Novo capítulo: vida nova na Itália
Marina entrou para a ONU por meio de um contrato temporário de dois anos no time jurídico de Direito Internacional, integrando o Programa Mundial de Alimentos. A aguardada primeira experiência em campo foi em Maputo, capital de Moçambique, em um centro de alojamento temporário para pessoas deslocadas pelo ciclone Eloise. O que viu ao vivo é difícil de resumir, mas Marina carrega até hoje o sentimento.
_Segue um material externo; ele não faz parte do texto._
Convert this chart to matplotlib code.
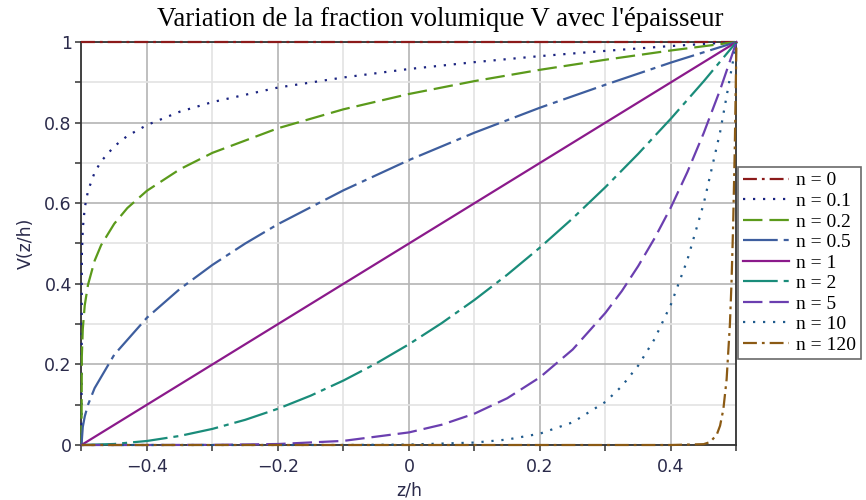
import numpy as np
import matplotlib
matplotlib.use('Agg')
import matplotlib.pyplot as plt
from matplotlib.ticker import MultipleLocator


# valeurs : V(z/h) pour chaque n
n_labels = ["n = 0", "n = 0.1", "n = 0.2", "n = 0.5", "n = 1",
            "n = 2", "n = 5", "n = 10", "n = 120"]

z_n0 = [-0.5, 0.5]
v_n0 = [1.0, 1.0]

z_n01 = [-0.5, -0.4995, -0.498, -0.495, -0.49, -0.48, -0.47, -0.45, -0.43,
         -0.4, -0.35, -0.3, -0.2, -0.1, 0.0, 0.1, 0.2, 0.3, 0.4, 0.5]
v_n01 = [0.0, 0.468, 0.537, 0.589, 0.631, 0.676, 0.704, 0.741, 0.767,
         0.794, 0.827, 0.851, 0.887, 0.912, 0.933, 0.950, 0.965, 0.978, 0.990, 1.0]

z_n02 = z_n01
v_n02 = [0.0, 0.219, 0.288, 0.347, 0.398, 0.457, 0.496, 0.549, 0.588,
         0.631, 0.684, 0.725, 0.786, 0.833, 0.871, 0.903, 0.931, 0.956, 0.979, 1.0]

z_n05 = [-0.5, -0.498, -0.495, -0.49, -0.48, -0.45, -0.4, -0.35, -0.3, -0.25,
         -0.2, -0.1, 0.0, 0.1, 0.2, 0.3, 0.4, 0.5]
v_n05 = [0.0, 0.045, 0.071, 0.100, 0.141, 0.224, 0.316, 0.387, 0.447, 0.500,
         0.548, 0.632, 0.707, 0.775, 0.837, 0.894, 0.949, 1.0]

z_n1 = [-0.5, 0.5]
v_n1 = [0.0, 1.0]

z_n2 = [-0.5, -0.45, -0.4, -0.35, -0.3, -0.25, -0.2, -0.15, -0.1, -0.05, 0.0,
        0.05, 0.1, 0.15, 0.2, 0.25, 0.3, 0.35, 0.4, 0.45, 0.5]
v_n2 = [0.0, 0.0025, 0.01, 0.0225, 0.04, 0.0625, 0.09, 0.1225, 0.16, 0.2025, 0.25,
        0.3025, 0.36, 0.4225, 0.49, 0.5625, 0.64, 0.7225, 0.81, 0.9025, 1.0]

z_n5 = [-0.5, -0.4, -0.3, -0.2, -0.1, 0.0, 0.05, 0.1, 0.15, 0.2, 0.25, 0.3,
        0.325, 0.35, 0.375, 0.4, 0.425, 0.45, 0.475, 0.5]
v_n5 = [0.0, 0.00001, 0.00032, 0.00243, 0.01024, 0.03125, 0.0503, 0.0778, 0.116,
        0.168, 0.237, 0.328, 0.382, 0.444, 0.513, 0.590, 0.677, 0.774, 0.881, 1.0]

z_n10 = [-0.5, -0.2, -0.1, 0.0, 0.1, 0.15, 0.2, 0.25, 0.3, 0.325, 0.35, 0.375,
         0.4, 0.425, 0.45, 0.475, 0.5]
v_n10 = [0.0, 0.0, 0.0001, 0.001, 0.006, 0.0135, 0.0282, 0.0563, 0.107, 0.146,
         0.197, 0.263, 0.349, 0.459, 0.599, 0.776, 1.0]

z_n120 = [-0.5, 0.4, 0.45, 0.46, 0.47, 0.475, 0.48, 0.485, 0.49, 0.4925,
          0.495, 0.4975, 0.5]
v_n120 = [0.0, 0.0, 0.0021, 0.0075, 0.0259, 0.0479, 0.0886, 0.163, 0.299, 0.405,
          0.548, 0.740, 1.0]

series = [(z_n0, v_n0), (z_n01, v_n01), (z_n02, v_n02), (z_n05, v_n05),
          (z_n1, v_n1), (z_n2, v_n2), (z_n5, v_n5), (z_n10, v_n10),
          (z_n120, v_n120)]

couleurs = ["#8B1A1A", "#1A2380", "#5B9A1B", "#3E5E9E", "#8B1A8B",
            "#1A8C7A", "#6B3FB0", "#1F5A8C", "#8B5A14"]

# styles de trait (en points)
dashdot = (0, (10, 3.6, 2, 3.6))
pointille = (0, (1.6, 5.6))
tirets = (0, (14, 5))
long_court = (0, (25, 4.3, 3.6, 4.3))
styles = [dashdot, pointille, tirets, long_court, '-', long_court, tirets,
          pointille, dashdot]

plt.rcParams['lines.scale_dashes'] = False

fig = plt.figure(figsize=(8.66, 5.0), dpi=100)
ax = fig.add_axes([0.0941, 0.11, 0.7563, 0.806])

lignes = []
for (z, v), c, ls, lab in zip(series, couleurs, styles, n_labels):
    l, = ax.plot(z, v, color=c, linestyle=ls, linewidth=1.6, label=lab,
                 clip_on=False, zorder=3)
    lignes.append(l)

ax.set_xlim(-0.5, 0.5)
ax.set_ylim(0, 1)

ax.xaxis.set_major_locator(MultipleLocator(0.2))
ax.xaxis.set_minor_locator(MultipleLocator(0.1))
ax.yaxis.set_major_locator(MultipleLocator(0.2))
ax.yaxis.set_minor_locator(MultipleLocator(0.1))

def fmt(v, pos):
    s = "%g" % round(v, 2)
    return s.replace("-", "\u2212")

ax.xaxis.set_major_formatter(plt.FuncFormatter(fmt))
ax.yaxis.set_major_formatter(plt.FuncFormatter(fmt))

ax.grid(which='major', color='#b4b4b4', linewidth=1.2, zorder=0)
ax.grid(which='minor', color='#e3e3e3', linewidth=1.2, zorder=0)
ax.set_axisbelow(True)

for sp in ax.spines.values():
    sp.set_color('#333333')
    sp.set_linewidth(1.3)

ax.tick_params(which='both', direction='out', length=4, width=1.1,
               color='#333333', labelsize=12.5, labelcolor='#2b2b4b')
ax.tick_params(axis='x', pad=5)
ax.tick_params(axis='y', pad=3)

ax.set_xlabel('z/h', fontsize=12.5, color='#2b2b4b', labelpad=4)
ax.set_ylabel('V(z/h)', fontsize=12.5, color='#2b2b4b', labelpad=7)

fig.text(0.508, 0.962, "Variation de la fraction volumique V avec l'épaisseur",
         ha='center', va='center', fontsize=19.3, family='Liberation Serif')

leg = fig.legend(handles=lignes, loc='upper left', bbox_to_anchor=(0.852, 0.666),
                 prop={'family': 'Liberation Serif', 'size': 14},
                 frameon=True, fancybox=False, edgecolor='#444444',
                 handlelength=2.4, handletextpad=0.36, labelspacing=0.15,
                 borderpad=0.25, borderaxespad=0.0)
leg.get_frame().set_linewidth(1.2)

fig.savefig('out.png', dpi=100)
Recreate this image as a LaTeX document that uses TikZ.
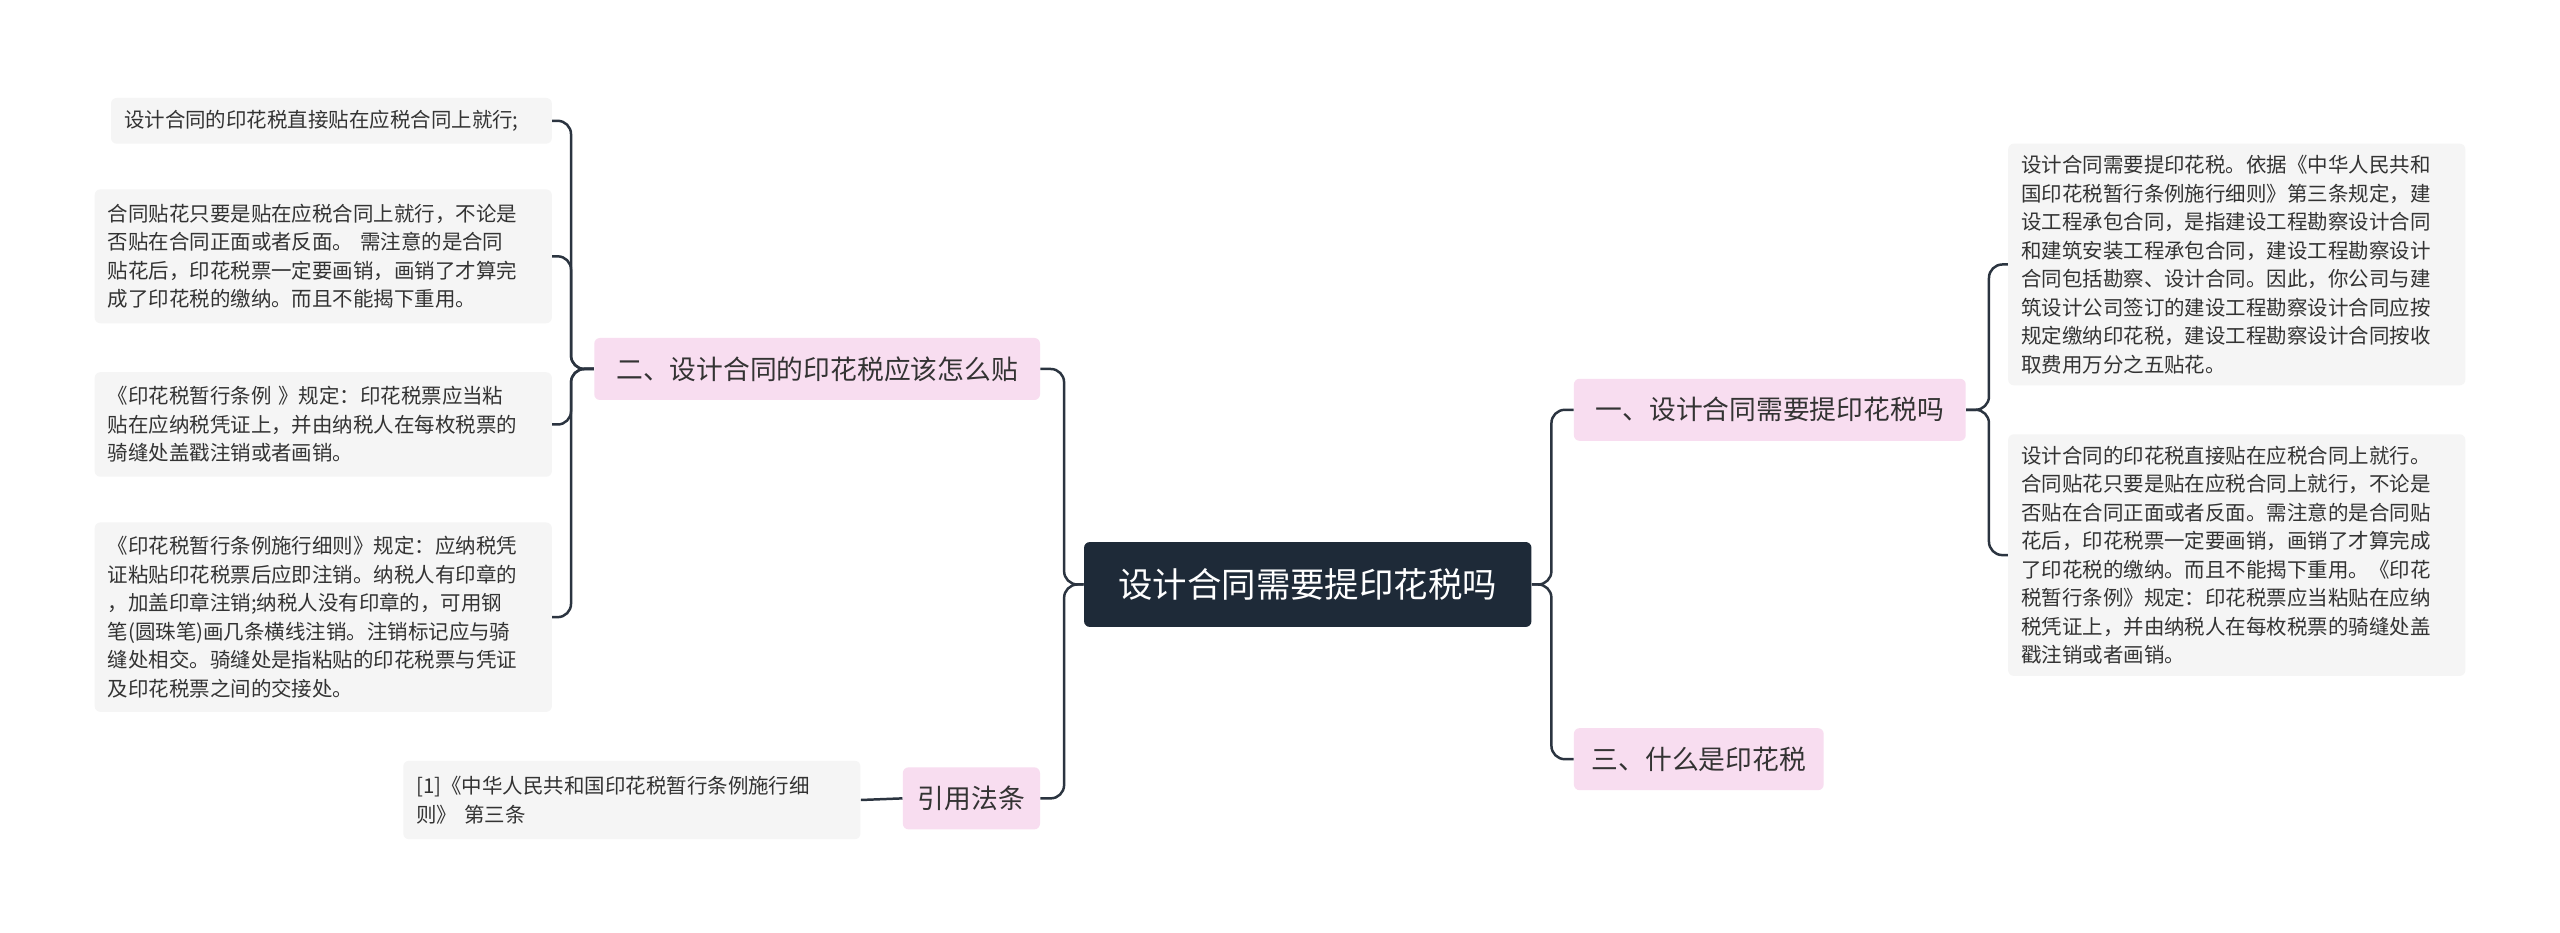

“Tendo crescido no Brasil e viajado muito, pensei que estaria mais do que preparada para ver a pobreza e o sofrimento de perto. Ainda assim, o que encontrei foi muito mais difícil do que imaginei. Perder sua casa, seus pertences e, às vezes, seus entes queridos para uma catástrofe é a coisa mais devastadora que pode acontecer a um ser humano”, relata.
“Não posso deixar de pensar que o que estamos dando a eles é tão pouco em comparação com suas necessidades inimagináveis. Mas também me lembro de que, sem coisas tão essenciais como comida, abrigo e higiene, eles nem seriam capazes de continuar lutando para reconstruir suas vidas... Então vamos continuar trabalhando.”
No ano passado Marina deixou o cargo de Staff Relations Officer para assumir a posição de Legal Specialist na UN Women (ONU Mulheres) em Nova York por seis meses. A organização oferece programas, políticas e padrões que defendem os direitos humanos das mulheres e garantem que todas as mulheres e meninas alcancem todo o seu potencial.
Dedicação, motivação e propósito alinhados, a vida profissional na ONU trouxe também uma grande contribuição à vida pessoal. Foi neste ambiente multicultural onde todos são estrangeiros que conheceu o namorado, também brasileiro, agora marido. Estão recém-casados após uma cerimônia em São Miguel dos Milagres, com direito a lua-de-mel no carnaval de Olinda.
Prestes a completar 33 anos no dia 9, logo após o Dia da Mulher, a Marina de agora envia um recado à Marina de 13 anos: abrir a mente, abrir as opções e as oportunidades. Aquele famoso “sonhar alto” lá do comecinho da história.
“Muitas vezes por ser mulher e jovem temos que trabalhar duro duplamente, como se fosse preciso se provar duas vezes mais. E por ser estrangeira, talvez três vezes mais. Mas a sociedade está mudando. A cultura vai mudando devagarinho. Aos poucos o viés inconsciente vai mudando… E enquanto isso a gente continua lutando para não perder as mudanças que foram conquistadas”.